Die jüngsten Wahlen in Argentinien vom April dieses Jahres haben gezeigt, daß man sich Elemente einer politischen Kul­tur vorstellen kann, die nicht zwangsläufig zu Gefangenen der audiovisuellen Ideolo­gie und Ästhetik werden. Die Mitte-Links-Partei Frente Grande wurde in diesen Wahlen zur drittstärksten Kraft. Die Kan­didaten benutzten die Medien mit dem Ziel, vielschichtigere Diskussionen einzu­führen. Die Frente Grande wurde auf so­ziale Bedürfnisse aufmerksam, die weder vom Peronismus noch vom Radikalismus vertreten wurden, und verstanden es, aus den zunehmenden Rufen nach Transpa­renz, Ehrlichkeit und Fähigkeit im politi­schen Leben Vorteile zu ziehen.

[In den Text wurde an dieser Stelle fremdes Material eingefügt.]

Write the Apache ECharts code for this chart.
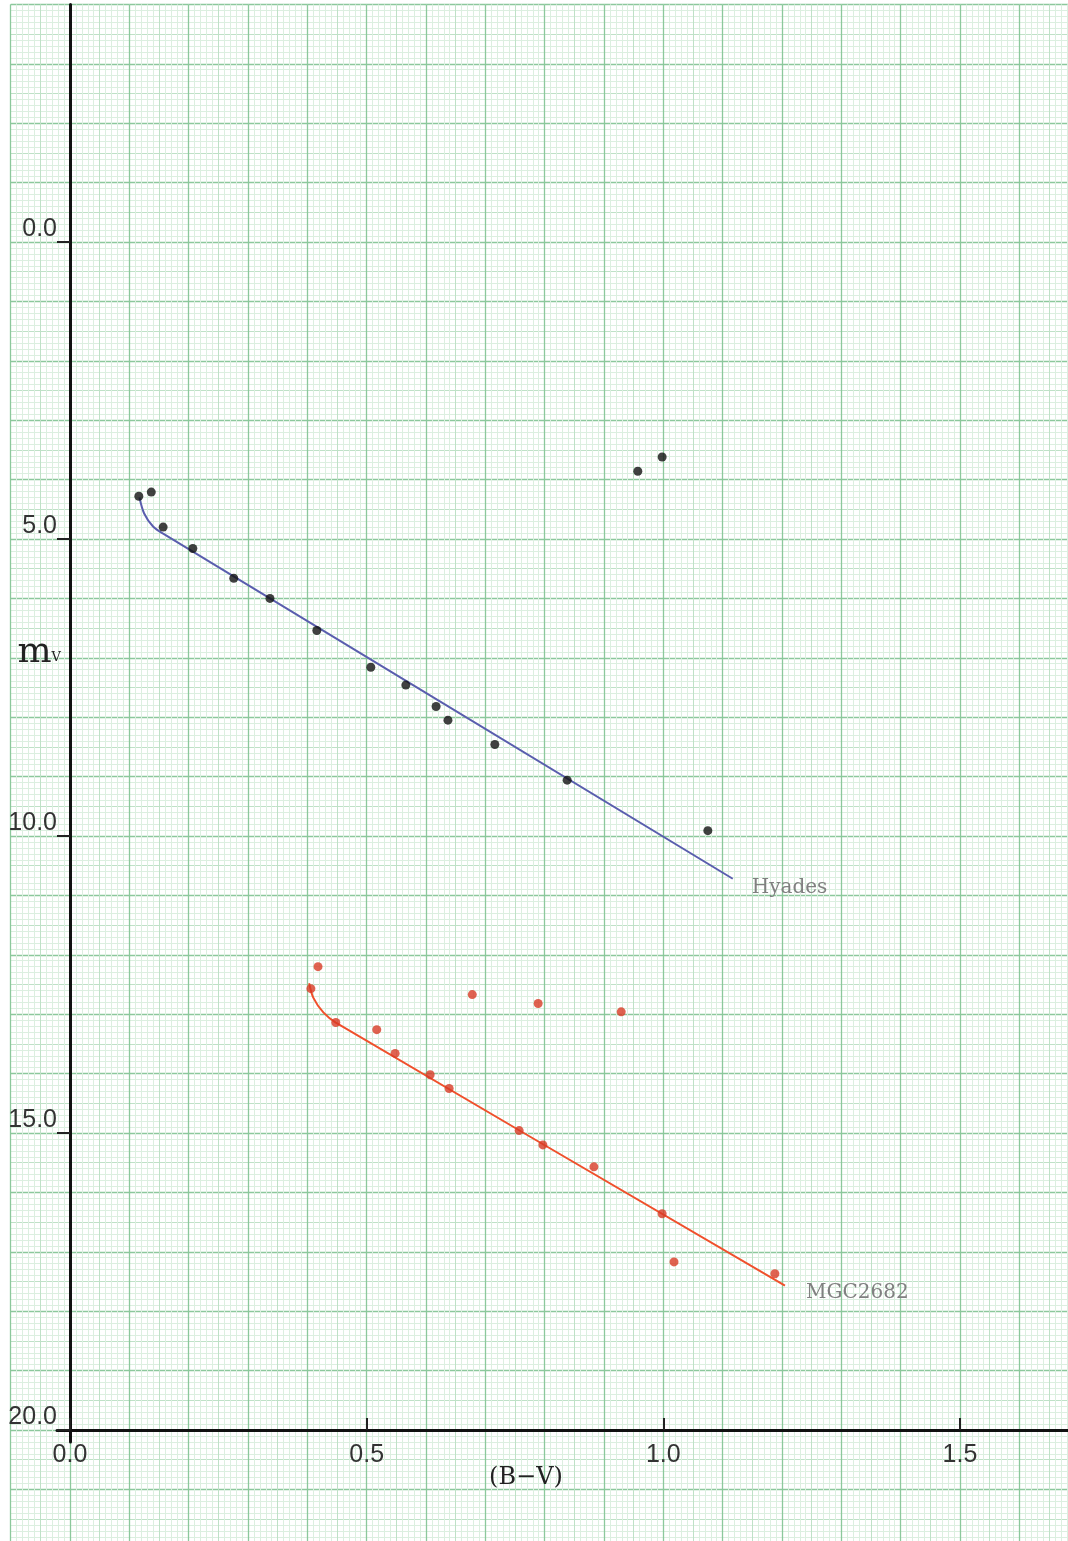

Die Situation ist besonders lehrreich. Ei­nerseits bemerkten diese neuen politischen Akteure – einige kamen aus der Men­schenrechtsbewegung, andere aus künstle­rischen und intellektuellen Bereichen – die Macht der audiovisuellen Medien in der Herstellung von Öffentlichkeit. Gleich­zeitig aber lernten sie, mit dem Fernsehen umzugehen, ohne sich allen seinen Ri­tualen zu unterwerfen. Sie schlugen sogar eine neue Art des politischen Diskurses im Fernsehen vor.
Ein anderer politischer Stil, ein bewußt kritischer Umgang mit den Medien ist somit möglich. Grundlage dafür muß die Erkenntnis sein, daß die bedingungslose Akzeptanz der schlechtesten Aspekte der jetzigen massenmedialen Kultur das Her­vortreten neuer Ideen verhindert.